_What the task asks_
Your task is to retype, word for word, the lines from the start of the data through the line holding "ax.spines[s].set_visible(False)". Do not include the pictures.

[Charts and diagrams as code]
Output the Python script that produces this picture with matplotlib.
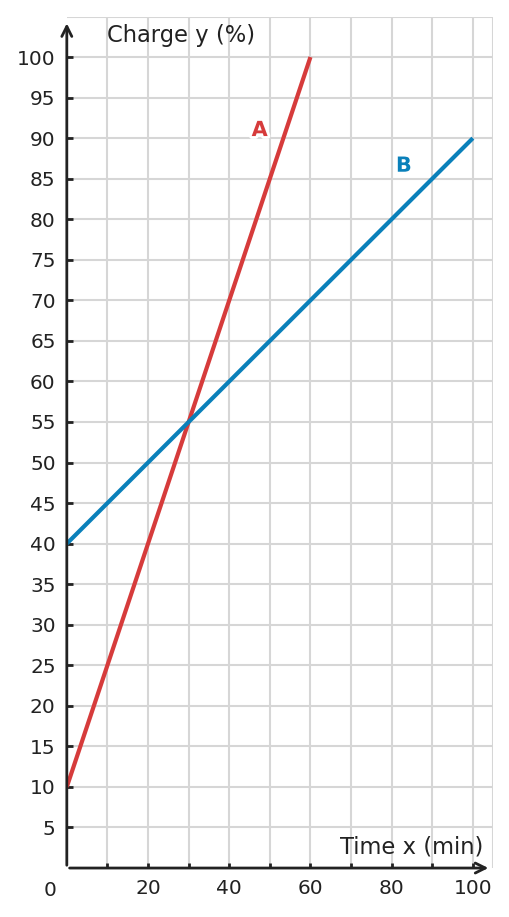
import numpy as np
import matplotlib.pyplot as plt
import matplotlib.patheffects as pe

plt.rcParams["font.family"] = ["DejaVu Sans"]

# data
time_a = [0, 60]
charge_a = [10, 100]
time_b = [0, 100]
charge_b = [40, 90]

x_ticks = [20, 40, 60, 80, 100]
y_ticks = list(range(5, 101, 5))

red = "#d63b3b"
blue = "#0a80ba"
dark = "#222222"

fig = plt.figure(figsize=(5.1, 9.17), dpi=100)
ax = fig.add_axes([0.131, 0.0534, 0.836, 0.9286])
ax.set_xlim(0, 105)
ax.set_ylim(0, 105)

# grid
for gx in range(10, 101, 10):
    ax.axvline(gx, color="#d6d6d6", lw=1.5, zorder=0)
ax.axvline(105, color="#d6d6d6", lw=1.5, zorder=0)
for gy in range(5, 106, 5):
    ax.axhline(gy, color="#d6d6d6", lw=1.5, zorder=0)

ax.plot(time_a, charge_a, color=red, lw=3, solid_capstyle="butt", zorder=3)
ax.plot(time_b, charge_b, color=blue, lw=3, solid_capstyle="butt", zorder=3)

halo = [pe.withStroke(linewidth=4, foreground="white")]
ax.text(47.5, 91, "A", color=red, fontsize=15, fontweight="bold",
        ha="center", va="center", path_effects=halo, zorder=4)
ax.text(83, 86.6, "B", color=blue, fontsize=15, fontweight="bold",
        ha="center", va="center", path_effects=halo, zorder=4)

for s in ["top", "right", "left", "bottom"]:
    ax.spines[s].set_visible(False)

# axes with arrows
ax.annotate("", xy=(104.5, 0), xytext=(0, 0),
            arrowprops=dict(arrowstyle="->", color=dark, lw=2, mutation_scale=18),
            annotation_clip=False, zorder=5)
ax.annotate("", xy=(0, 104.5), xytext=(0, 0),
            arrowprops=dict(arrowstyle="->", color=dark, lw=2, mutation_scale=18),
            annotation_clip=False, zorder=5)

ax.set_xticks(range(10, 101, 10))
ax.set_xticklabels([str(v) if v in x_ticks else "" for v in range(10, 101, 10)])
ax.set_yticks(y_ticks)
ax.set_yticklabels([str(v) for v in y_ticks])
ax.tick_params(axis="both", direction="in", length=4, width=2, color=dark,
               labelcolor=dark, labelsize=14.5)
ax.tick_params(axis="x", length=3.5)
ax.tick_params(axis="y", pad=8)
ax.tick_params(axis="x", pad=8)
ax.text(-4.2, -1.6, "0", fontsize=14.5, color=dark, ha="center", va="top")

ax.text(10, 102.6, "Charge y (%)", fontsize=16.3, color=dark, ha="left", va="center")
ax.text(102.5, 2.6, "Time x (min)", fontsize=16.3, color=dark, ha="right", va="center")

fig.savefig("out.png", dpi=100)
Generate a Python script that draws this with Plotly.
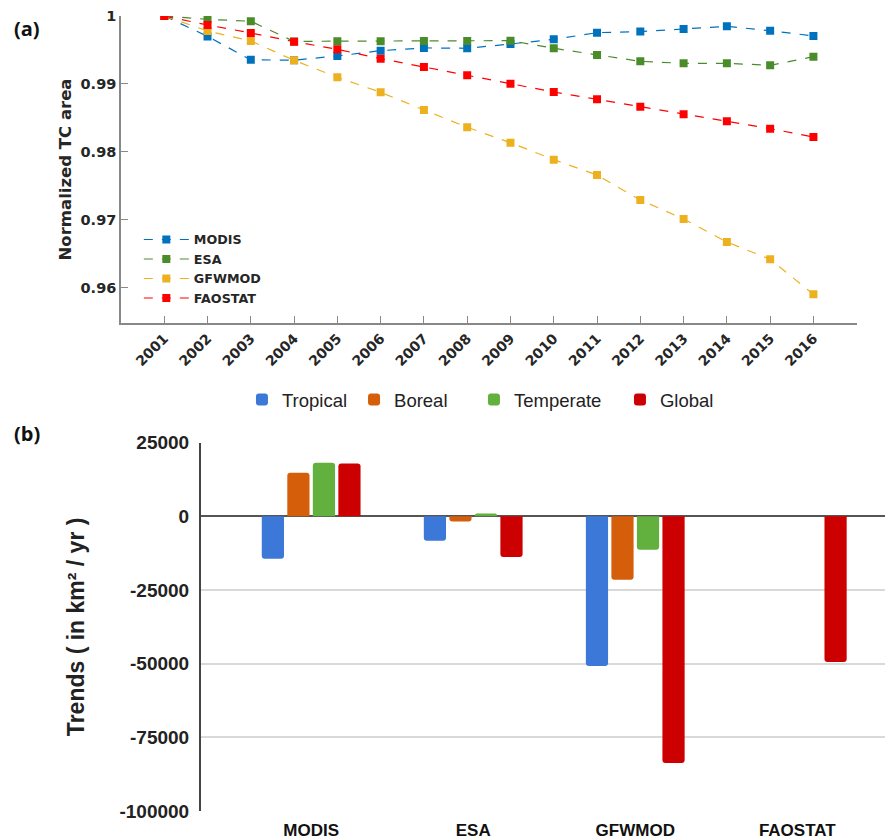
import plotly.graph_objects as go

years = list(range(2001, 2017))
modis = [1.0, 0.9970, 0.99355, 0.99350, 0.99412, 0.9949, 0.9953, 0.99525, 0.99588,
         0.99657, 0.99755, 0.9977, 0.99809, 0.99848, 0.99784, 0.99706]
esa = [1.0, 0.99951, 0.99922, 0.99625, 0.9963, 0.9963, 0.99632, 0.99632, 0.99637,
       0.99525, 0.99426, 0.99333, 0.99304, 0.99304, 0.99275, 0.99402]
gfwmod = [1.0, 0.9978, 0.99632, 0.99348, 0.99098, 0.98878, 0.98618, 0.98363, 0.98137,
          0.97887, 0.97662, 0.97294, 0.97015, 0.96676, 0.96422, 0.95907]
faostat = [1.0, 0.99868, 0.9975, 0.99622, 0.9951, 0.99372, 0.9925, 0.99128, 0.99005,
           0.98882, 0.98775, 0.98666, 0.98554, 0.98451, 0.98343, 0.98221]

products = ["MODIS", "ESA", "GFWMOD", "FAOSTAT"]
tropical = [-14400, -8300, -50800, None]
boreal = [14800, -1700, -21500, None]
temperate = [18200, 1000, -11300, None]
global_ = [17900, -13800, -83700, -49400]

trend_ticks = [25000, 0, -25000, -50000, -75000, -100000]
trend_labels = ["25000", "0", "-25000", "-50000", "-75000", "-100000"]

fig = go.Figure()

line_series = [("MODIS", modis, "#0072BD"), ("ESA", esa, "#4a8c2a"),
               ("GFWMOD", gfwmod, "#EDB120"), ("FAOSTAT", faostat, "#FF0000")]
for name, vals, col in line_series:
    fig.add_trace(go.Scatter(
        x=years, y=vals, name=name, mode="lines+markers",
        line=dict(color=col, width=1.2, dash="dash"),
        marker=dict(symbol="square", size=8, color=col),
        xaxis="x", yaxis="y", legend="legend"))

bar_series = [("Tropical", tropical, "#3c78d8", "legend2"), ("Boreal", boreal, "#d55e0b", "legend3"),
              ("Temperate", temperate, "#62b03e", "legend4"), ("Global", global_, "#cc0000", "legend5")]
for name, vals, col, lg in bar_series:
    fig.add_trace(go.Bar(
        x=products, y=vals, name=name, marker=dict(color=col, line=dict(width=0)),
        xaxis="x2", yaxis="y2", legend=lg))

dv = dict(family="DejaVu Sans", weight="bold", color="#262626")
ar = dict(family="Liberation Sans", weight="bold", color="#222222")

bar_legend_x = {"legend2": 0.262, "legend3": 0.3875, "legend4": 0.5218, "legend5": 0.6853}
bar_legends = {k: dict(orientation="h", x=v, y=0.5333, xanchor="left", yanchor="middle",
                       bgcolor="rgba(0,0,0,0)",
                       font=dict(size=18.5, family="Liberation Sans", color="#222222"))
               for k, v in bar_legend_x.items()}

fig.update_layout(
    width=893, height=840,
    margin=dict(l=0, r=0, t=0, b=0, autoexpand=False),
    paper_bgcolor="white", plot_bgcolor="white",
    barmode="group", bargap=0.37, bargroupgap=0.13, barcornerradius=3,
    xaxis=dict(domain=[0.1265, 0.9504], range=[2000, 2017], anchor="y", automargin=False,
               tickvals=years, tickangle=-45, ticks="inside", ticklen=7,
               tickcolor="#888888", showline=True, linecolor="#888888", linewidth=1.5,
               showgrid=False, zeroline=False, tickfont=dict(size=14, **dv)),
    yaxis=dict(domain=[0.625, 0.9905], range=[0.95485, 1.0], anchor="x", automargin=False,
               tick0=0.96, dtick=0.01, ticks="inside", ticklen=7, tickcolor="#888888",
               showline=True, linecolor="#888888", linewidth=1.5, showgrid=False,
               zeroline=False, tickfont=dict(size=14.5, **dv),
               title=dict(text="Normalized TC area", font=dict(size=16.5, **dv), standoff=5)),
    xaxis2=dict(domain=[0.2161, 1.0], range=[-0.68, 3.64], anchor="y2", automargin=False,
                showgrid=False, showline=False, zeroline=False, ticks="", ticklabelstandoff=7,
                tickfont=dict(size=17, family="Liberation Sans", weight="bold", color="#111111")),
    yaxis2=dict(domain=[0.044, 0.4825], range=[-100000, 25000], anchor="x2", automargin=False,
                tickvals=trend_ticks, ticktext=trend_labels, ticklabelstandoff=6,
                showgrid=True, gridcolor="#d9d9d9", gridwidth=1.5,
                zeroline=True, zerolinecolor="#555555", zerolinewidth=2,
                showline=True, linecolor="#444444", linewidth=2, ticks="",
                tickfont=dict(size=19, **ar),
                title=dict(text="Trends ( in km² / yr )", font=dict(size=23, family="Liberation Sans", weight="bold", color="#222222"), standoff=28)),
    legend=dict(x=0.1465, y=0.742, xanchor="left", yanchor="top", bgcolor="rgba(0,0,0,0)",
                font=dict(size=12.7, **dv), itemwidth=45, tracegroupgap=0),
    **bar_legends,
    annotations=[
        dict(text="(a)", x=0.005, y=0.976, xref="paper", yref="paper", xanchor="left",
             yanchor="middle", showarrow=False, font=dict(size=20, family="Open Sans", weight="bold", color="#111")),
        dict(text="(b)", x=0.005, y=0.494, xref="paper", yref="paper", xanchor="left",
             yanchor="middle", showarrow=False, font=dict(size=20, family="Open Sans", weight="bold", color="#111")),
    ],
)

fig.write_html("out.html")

_Exercise response_
Output the Python script that produces this picture with matplotlib.
import numpy as np
import matplotlib.pyplot as plt
import matplotlib.patheffects as pe

plt.rcParams["font.family"] = ["DejaVu Sans"]

# data
time_a = [0, 60]
charge_a = [10, 100]
time_b = [0, 100]
charge_b = [40, 90]

x_ticks = [20, 40, 60, 80, 100]
y_ticks = list(range(5, 101, 5))

red = "#d63b3b"
blue = "#0a80ba"
dark = "#222222"

fig = plt.figure(figsize=(5.1, 9.17), dpi=100)
ax = fig.add_axes([0.131, 0.0534, 0.836, 0.9286])
ax.set_xlim(0, 105)
ax.set_ylim(0, 105)

# grid
for gx in range(10, 101, 10):
    ax.axvline(gx, color="#d6d6d6", lw=1.5, zorder=0)
ax.axvline(105, color="#d6d6d6", lw=1.5, zorder=0)
for gy in range(5, 106, 5):
    ax.axhline(gy, color="#d6d6d6", lw=1.5, zorder=0)

ax.plot(time_a, charge_a, color=red, lw=3, solid_capstyle="butt", zorder=3)
ax.plot(time_b, charge_b, color=blue, lw=3, solid_capstyle="butt", zorder=3)

halo = [pe.withStroke(linewidth=4, foreground="white")]
ax.text(47.5, 91, "A", color=red, fontsize=15, fontweight="bold",
        ha="center", va="center", path_effects=halo, zorder=4)
ax.text(83, 86.6, "B", color=blue, fontsize=15, fontweight="bold",
        ha="center", va="center", path_effects=halo, zorder=4)

for s in ["top", "right", "left", "bottom"]:
    ax.spines[s].set_visible(False)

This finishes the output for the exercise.